Yes, there will be blood. Theatrically presented — this is live theatre, not Game of Thrones, so it’s not a “gore-fest”, as Munro puts it. But it is violent.

And enormously political, too. The stories of James I, II and III of Scotland, the founding of the Stewart line, are stories of a ruling class in transition: the brute force of the castle acceding to the rituals and conventions of the court. Nobles, the best of them and the worst, feeling their way to a more sophisticated kind of power.

Stewart, not Stuart? True Scots, suggests Munro, will be pleased to see it. Stuart is the French spelling, adopted at the insistence of Mary, Queen of Scots, but Stewart is the original.

We know so little of medieval Scottish history. Braveheart William Wallace fought for independence 120 years before the story of these plays begins; and 300 years before him, there was Macbeth, who really did rule Scotland, although it wasn’t quite the way Shakespeare said. Then it’s Mary, Queen of Scots and her successors, who were James VI and VII of Scotland and became James I and II of England. That was in the Renaissance, over 100 years after the period of these plays. The Battle of Culloden, the last great battle between the Scots and the English, was later again, in 1745.

The plays begin in 1421 and end in 1488, and it’s not just us who know so little about Scotland in that time. When they were first presented, at the Edinburgh Festival in 2014, most audience members were coming to the stories for the first time, too. Munro herself says she really had to dig. “I was an indifferent student of medieval history at university,” she says, “but even if I’d been really keen, there’s not a lot that was known.”

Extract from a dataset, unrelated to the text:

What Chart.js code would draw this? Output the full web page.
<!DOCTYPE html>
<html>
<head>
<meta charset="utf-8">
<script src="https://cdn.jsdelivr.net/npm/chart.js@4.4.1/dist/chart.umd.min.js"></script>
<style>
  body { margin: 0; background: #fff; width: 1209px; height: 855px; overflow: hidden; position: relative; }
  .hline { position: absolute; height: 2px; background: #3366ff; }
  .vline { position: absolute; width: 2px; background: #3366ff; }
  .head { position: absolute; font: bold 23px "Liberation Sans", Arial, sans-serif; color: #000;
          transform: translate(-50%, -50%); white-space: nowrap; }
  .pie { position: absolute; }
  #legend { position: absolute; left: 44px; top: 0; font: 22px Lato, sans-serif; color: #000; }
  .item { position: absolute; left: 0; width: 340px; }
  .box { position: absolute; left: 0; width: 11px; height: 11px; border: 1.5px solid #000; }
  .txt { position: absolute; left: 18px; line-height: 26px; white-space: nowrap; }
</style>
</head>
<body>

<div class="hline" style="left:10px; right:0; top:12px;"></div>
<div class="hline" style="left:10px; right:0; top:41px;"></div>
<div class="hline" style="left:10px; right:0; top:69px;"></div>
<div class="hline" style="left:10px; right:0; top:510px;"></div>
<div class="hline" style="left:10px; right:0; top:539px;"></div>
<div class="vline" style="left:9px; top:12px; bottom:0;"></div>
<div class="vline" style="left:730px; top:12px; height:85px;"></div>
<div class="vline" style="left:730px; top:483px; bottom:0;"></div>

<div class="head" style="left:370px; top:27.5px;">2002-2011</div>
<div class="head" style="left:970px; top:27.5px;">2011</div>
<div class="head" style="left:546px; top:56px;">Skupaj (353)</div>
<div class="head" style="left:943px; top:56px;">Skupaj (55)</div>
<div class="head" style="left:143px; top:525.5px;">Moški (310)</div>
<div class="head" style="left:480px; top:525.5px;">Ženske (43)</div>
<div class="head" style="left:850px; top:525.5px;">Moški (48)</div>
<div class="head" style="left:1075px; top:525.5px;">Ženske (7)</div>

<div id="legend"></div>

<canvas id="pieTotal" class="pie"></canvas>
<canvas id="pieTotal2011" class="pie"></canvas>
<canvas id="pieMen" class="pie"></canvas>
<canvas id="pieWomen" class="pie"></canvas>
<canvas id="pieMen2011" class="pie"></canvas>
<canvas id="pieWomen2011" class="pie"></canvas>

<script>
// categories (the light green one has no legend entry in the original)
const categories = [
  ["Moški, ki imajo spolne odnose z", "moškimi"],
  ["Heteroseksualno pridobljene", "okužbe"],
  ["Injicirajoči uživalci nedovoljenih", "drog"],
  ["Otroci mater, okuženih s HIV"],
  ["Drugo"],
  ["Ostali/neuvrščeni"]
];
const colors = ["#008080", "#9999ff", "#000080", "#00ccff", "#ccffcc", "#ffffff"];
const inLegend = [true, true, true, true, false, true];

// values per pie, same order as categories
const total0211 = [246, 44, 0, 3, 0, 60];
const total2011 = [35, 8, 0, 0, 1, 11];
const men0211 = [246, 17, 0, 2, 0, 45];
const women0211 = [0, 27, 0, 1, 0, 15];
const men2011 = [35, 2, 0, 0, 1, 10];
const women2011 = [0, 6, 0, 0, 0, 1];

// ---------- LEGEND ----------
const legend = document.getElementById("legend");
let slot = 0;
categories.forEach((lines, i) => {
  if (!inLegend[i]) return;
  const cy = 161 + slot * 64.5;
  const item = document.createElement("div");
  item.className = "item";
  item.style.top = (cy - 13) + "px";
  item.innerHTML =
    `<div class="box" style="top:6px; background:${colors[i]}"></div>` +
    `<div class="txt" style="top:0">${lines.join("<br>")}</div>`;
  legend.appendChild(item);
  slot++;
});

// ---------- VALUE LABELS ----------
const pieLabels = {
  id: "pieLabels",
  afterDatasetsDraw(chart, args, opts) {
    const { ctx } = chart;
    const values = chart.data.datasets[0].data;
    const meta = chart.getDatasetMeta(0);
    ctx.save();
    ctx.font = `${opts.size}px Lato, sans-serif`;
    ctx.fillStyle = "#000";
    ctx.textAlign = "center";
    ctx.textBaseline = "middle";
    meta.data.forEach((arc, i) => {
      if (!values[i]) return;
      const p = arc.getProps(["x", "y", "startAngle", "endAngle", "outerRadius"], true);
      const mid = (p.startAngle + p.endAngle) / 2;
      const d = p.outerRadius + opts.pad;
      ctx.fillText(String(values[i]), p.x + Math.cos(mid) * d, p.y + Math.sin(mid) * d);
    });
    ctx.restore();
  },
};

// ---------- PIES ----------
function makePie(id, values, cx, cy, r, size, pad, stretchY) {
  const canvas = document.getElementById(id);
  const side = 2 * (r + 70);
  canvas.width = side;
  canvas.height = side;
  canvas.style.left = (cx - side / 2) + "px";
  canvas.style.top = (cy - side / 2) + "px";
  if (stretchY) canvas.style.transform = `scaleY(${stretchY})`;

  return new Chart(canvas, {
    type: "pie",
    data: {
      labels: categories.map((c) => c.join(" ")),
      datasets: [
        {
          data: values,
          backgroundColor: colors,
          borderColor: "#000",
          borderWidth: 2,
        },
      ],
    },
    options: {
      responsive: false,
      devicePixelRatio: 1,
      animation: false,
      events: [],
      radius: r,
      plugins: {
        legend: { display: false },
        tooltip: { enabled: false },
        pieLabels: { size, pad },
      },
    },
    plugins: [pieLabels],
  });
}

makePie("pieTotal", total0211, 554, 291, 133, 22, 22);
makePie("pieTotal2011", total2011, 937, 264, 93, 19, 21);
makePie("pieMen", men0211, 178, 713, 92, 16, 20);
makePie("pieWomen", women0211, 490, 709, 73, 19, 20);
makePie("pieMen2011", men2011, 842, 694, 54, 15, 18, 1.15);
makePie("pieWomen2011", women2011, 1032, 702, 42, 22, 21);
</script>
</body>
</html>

She says the response of academics to her plays has been “very supportive, which is nice”, but adds that she knows her idea of what happened won’t, and shouldn’t, be the only one. “It’s fertile ground to have a lot of versions,” she says. “I really hope that happens.”

At the start of the first play, James I is nearing the end of 18 years as a prisoner in England. His jailer is Henry V, who, in Munro’s hands, is a vicious rogue and not at all the noble liege you may know from Laurence Olivier or Kenneth Branagh.

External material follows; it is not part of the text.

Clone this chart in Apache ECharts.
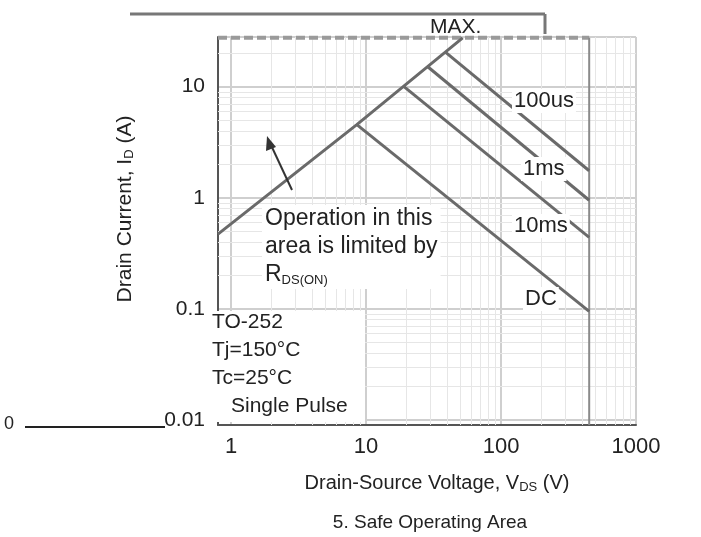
<!DOCTYPE html>
<html>
<head>
<meta charset="utf-8">
<script src="https://cdn.jsdelivr.net/npm/echarts@6/dist/echarts.min.js"></script>
<style>html,body{margin:0;padding:0;background:#fff}#c{width:701px;height:537px}</style>
</head>
<body>
<div id="c"></div>
<script>
// ---- data ----
const xTickLabels = ['1', '10', '100', '1000'];
const yTickLabels = ['0.01', '0.1', '1', '10'];
const xMinor = [2,3,4,5,6,7,8,9,20,30,40,50,60,70,80,90,200,300,400,500,600,700,800,900];
const yMinor = [0.02,0.03,0.04,0.05,0.06,0.07,0.08,0.09,0.2,0.3,0.4,0.5,0.6,0.7,0.8,0.9,2,3,4,5,6,7,8,9,20];
const rdsV = [0.8, 8.54, 52];     const rdsI = [0.47, 4.56, 27.5];
const us100V = [38.5, 450]; const us100I = [20.6, 1.75];
const ms1V = [28.5, 450];   const ms1I = [15.2, 0.95];
const ms10V = [18.9, 450];  const ms10I = [10.1, 0.44];
const dcV = [8.54, 450];    const dcI = [4.56, 0.095];
const vmaxV = [450, 450];   const vmaxI = [27.5, 0.009];
const idmaxV = [0.8, 450];  const idmaxI = [27.5, 27.5];
const legendLines = ['TO-252', 'Tj=150°C', 'Tc=25°C'];
const legendLast = 'Single Pulse';

function pairs(xs, ys){ return xs.map((x,i)=>[x, ys[i]]); }
function isPow10(v){ const l = Math.log10(v); return Math.abs(l - Math.round(l)) < 1e-6; }

const chart = echarts.init(document.getElementById('c'), null, {renderer:'canvas'});
const FONT = 'Liberation Sans, Arial, sans-serif';
const LINE = '#6a6a6a';
const lineSeries = (name, data, extra) => Object.assign({
  name, type:'line', data, symbol:'none', silent:true,
  lineStyle:{color:LINE, width:3}, z:5, animation:false
}, extra || {});

chart.setOption({
  animation:false,
  backgroundColor:'#fff',
  grid:{left:218, right:65, top:37, bottom:112, containLabel:false},
  xAxis:{
    type:'log', min:0.8, max:1000, logBase:10,
    axisLine:{show:true, lineStyle:{color:'#555', width:2}},
    axisTick:{show:false},
    axisLabel:{
      margin:11, fontFamily:FONT, fontSize:22, color:'#222',
      showMinLabel:false,
      formatter:v=> isPow10(v) ? xTickLabels[Math.round(Math.log10(v))] || '' : ''
    },
    splitLine:{show:true, lineStyle:{color:'#cfcfcf', width:2}}
  },
  yAxis:{
    type:'log', min:0.009, max:28, logBase:10,
    axisLine:{show:true, lineStyle:{color:'#555', width:2}},
    axisTick:{show:false},
    axisLabel:{
      margin:13, fontFamily:FONT, fontSize:21, color:'#222',
      showMinLabel:false, showMaxLabel:false,
      formatter:v=> isPow10(v) ? (yTickLabels[Math.round(Math.log10(v))+2] || '') : ''
    },
    splitLine:{show:true, lineStyle:{color:'#cfcfcf', width:2}}
  },
  series:[
    {
      type:'line', data:[[1,1]], symbol:'none', lineStyle:{opacity:0}, silent:true, z:1,
      markLine:{
        silent:true, symbol:'none', animation:false, label:{show:false},
        lineStyle:{color:'#e6e6e6', width:1, type:'solid'},
        data: xMinor.map(v=>({xAxis:v})).concat(yMinor.map(v=>({yAxis:v})))
      }
    },
    lineSeries('IDmax', pairs(idmaxV, idmaxI), {lineStyle:{color:'#9a9a9a', width:4, type:[9,4]}}),
    lineSeries('VDSmax', pairs(vmaxV, vmaxI), {lineStyle:{color:'#8a8a8a', width:2}}),
    lineSeries('RDS(on)', pairs(rdsV, rdsI)),
    lineSeries('100us', pairs(us100V, us100I)),
    lineSeries('1ms', pairs(ms1V, ms1I)),
    lineSeries('10ms', pairs(ms10V, ms10I)),
    lineSeries('DC', pairs(dcV, dcI))
  ],
  graphic:[
    // scan artefact lines
    {type:'line', shape:{x1:130,y1:14,x2:545,y2:14}, style:{stroke:'#777', lineWidth:3}, z:10},
    {type:'line', shape:{x1:545,y1:14,x2:545,y2:34}, style:{stroke:'#777', lineWidth:3}, z:10},
    {type:'line', shape:{x1:25,y1:427,x2:165,y2:427}, style:{stroke:'#222', lineWidth:2}, z:10},
    {type:'text', left:4, top:415, style:{text:'0', font:'18px '+FONT, fill:'#222'}, z:10},
    // line labels
    {type:'text', left:512, top:89, style:{text:'100us', font:'22px '+FONT, fill:'#222', backgroundColor:'#fff', padding:[1,2]}, z:20},
    {type:'text', left:521, top:157, style:{text:'1ms', font:'22px '+FONT, fill:'#222', backgroundColor:'#fff', padding:[1,2]}, z:20},
    {type:'text', left:512, top:214, style:{text:'10ms', font:'22px '+FONT, fill:'#222', backgroundColor:'#fff', padding:[1,2]}, z:20},
    {type:'text', left:523, top:287, style:{text:'DC', font:'22px '+FONT, fill:'#222', backgroundColor:'#fff', padding:[1,2]}, z:20},
    {type:'text', left:430, top:17, style:{text:'MAX.', font:'21px '+FONT, fill:'#222'}, z:20},
    // operation text
    {type:'text', left:262, top:205, z:20, style:{
      text:'Operation in this\narea is limited by\nR{sub|DS(ON)}',
      font:'23px '+FONT, fill:'#222', lineHeight:28, backgroundColor:'#fff', padding:[0,3],
      rich:{sub:{fontSize:13, fontFamily:FONT, fill:'#222', padding:[10,0,0,0], lineHeight:28}}
    }},
    // arrow
    {type:'line', shape:{x1:292,y1:190,x2:270,y2:143}, style:{stroke:'#333', lineWidth:2}, z:20},
    {type:'polygon', shape:{points:[[267,136],[266,151],[276,147]]}, style:{fill:'#333'}, z:20},
    // condition box
    {type:'rect', shape:{x:210, y:311, width:155, height:111}, style:{fill:'#fff'}, z:15},
    {type:'text', left:212, top:308, z:20, style:{
      text: legendLines.join('\n'), font:'21px '+FONT, fill:'#222', lineHeight:28
    }},
    {type:'text', left:231, top:392, z:20, style:{
      text: legendLast, font:'21px '+FONT, fill:'#222', lineHeight:28
    }},
    // axis titles
    {type:'text', x:125, y:209, rotation:Math.PI/2, z:20, style:{
      text:'Drain Current, I{sub|D} (A)', font:'21px '+FONT, fill:'#222', align:'center', verticalAlign:'middle',
      rich:{sub:{fontSize:13, fontFamily:FONT, fill:'#222', padding:[9,0,0,0]}}
    }},
    {type:'text', x:437, y:483, z:20, style:{
      text:'Drain-Source Voltage, V{sub|DS} (V)', font:'20px '+FONT, fill:'#222', align:'center', verticalAlign:'middle',
      rich:{sub:{fontSize:13, fontFamily:FONT, fill:'#222', padding:[9,0,0,0]}}
    }},
    {type:'text', x:430, y:523, z:20, style:{
      text:'5. Safe Operating Area', font:'19px '+FONT, fill:'#222', align:'center', verticalAlign:'middle'
    }}
  ]
});
</script>
</body>
</html>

The plays are “Scottish history through the prism of a 21st-century woman — an investigation of what it means to be Scottish”.

Once home in Scotland, he must establish a throne and manage the overwhelming English, and the hardest part of that is to manage the Scottish nobles, especially the members of his own Stewart clan. There’s little decorum, no fealty: “aristocratic anarchy”, as one critic put it, is their preferred state of being. For James, it doesn’t go that well.

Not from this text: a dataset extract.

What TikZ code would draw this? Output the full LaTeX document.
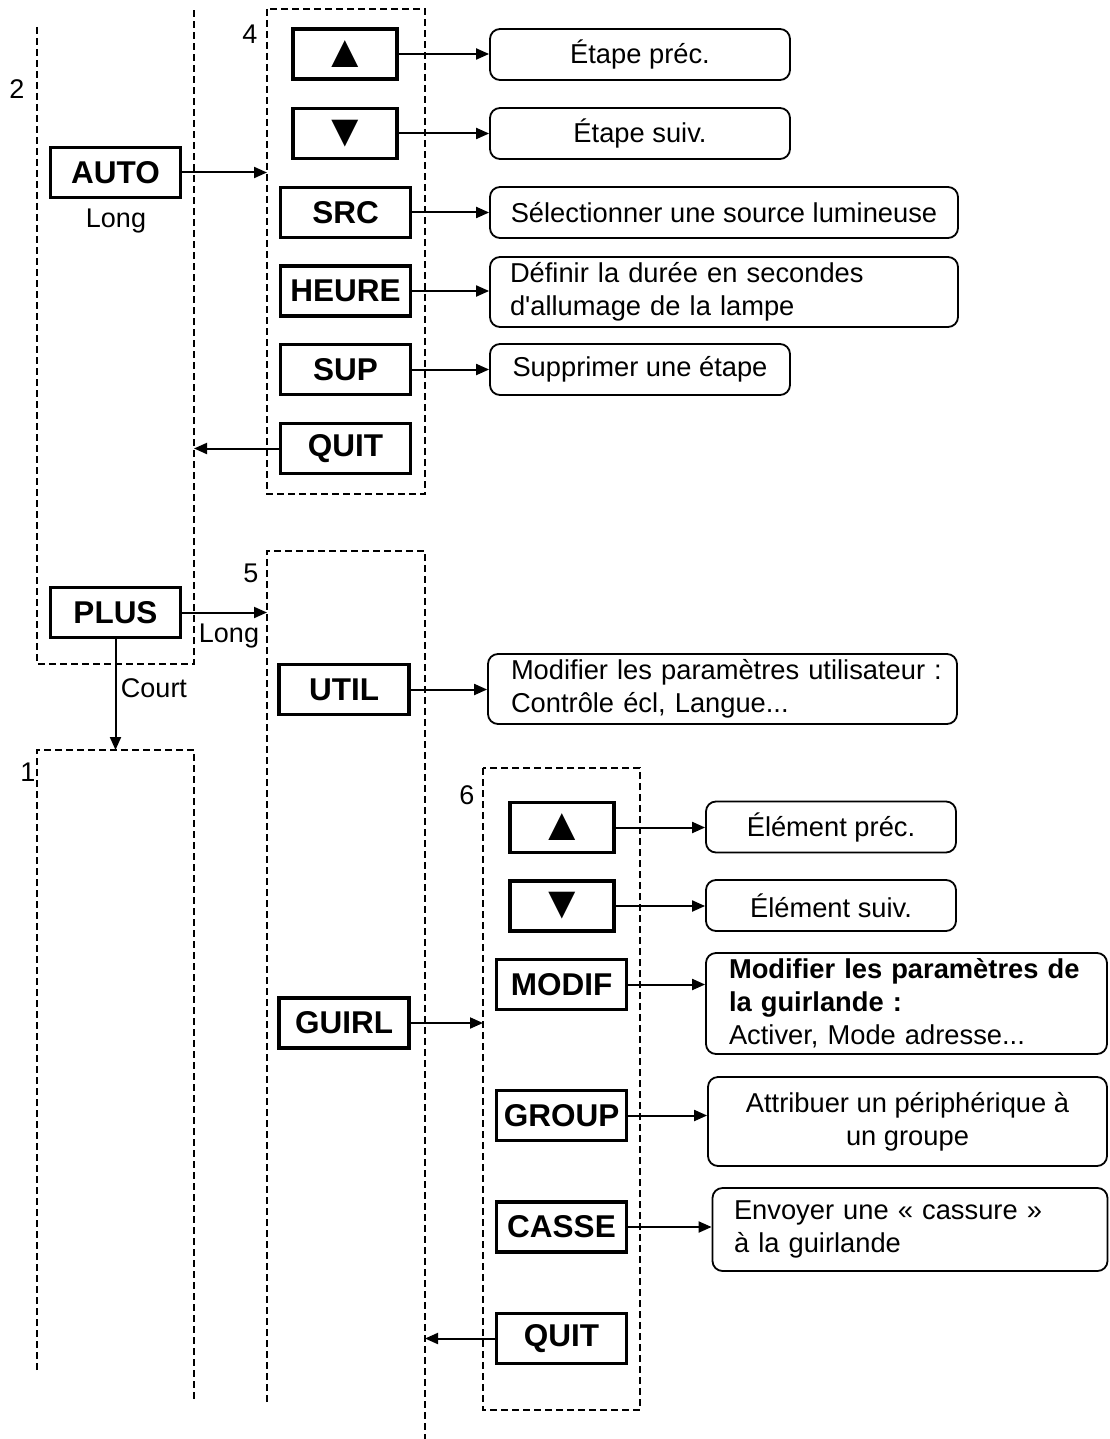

The second and third plays deal with his legacy, so to get the best sense of it all, if you’re thinking of trying just one of the plays, make it the first.

 

The Edinburgh Festival in 2014 coincided almost exactly with the referendum on Scottish independence, which was fortuitous. Munro had the writing of these plays well underway before the date of the vote was announced, but she was delighted to be able to make such a “supercharged contribution” to the debate.

But they’re not “referendum plays” as such. And, the writer says, “fundamentally, they’re not really about Scotland’s relationship with England”. Rather, she calls them “Scottish history through the prism of a 21st-century woman — an investigation of what it means to be Scottish.”

And what it meant to be a medieval queen, too. “People have this image of them sitting on window seats doing tapestry or something. It’s not like that in my plays.” Her Queen Joan, wife of James I, is a naive young woman with a terrible future to confront; her Queen Margaret, the Danish wife of James III, emerges as one of the most powerful people in the entire saga.

That part was originally played to great acclaim by Sofie Gråbøl, known here to many as Sarah Lund in The Killing. Gråbøl isn’t in the revival production — her place has been taken by Malin Crépin, who has also been getting strong reviews.

“You’ve got fuck all except attitude,” Margaret tells her still-plotting, still-warring relatives. In the modern political landscape, it’s a resonant accusation, and that’s no accident. Munro’s concern, right through the trilogy, is to explore the way political power is wielded and seized and railed against.

She uses history to interrogate the present. Loudness — command of the discourse — is not the surest guide to power, as Donald Trump may discover, and even what seems like brute force can be misleading. “It’s so similar,” says Munro, “although these days if you fall foul of the people in power, you don’t get your throat cut.”

No Gråbøl; what else is new? “More than half the original cast [there are around 20] have remained, but some of them are now playing different roles. I think that’s a real tribute to the strength of the ensemble.”

She’s done some reworking, too. James II received a lukewarm reception in 2014, compared to the adulation showered on the work overall. “I’ve substantially rewritten the second play. It used to have puppets.” The notices have been much better.

So, is it a trial, to sit through all three plays: 11 hours, including meal breaks? Not according to the British critics, most of whom have urged people to see all three together if they can. Besides, says Munro, there are quite a lot of laughs. “You have to write with humour,” she says, “especially when you’re writing history. Humour helps us to deal with terrible things. And it gets you settled in and leaning forward.”

The James Plays, ASB Theatre, March 5-12.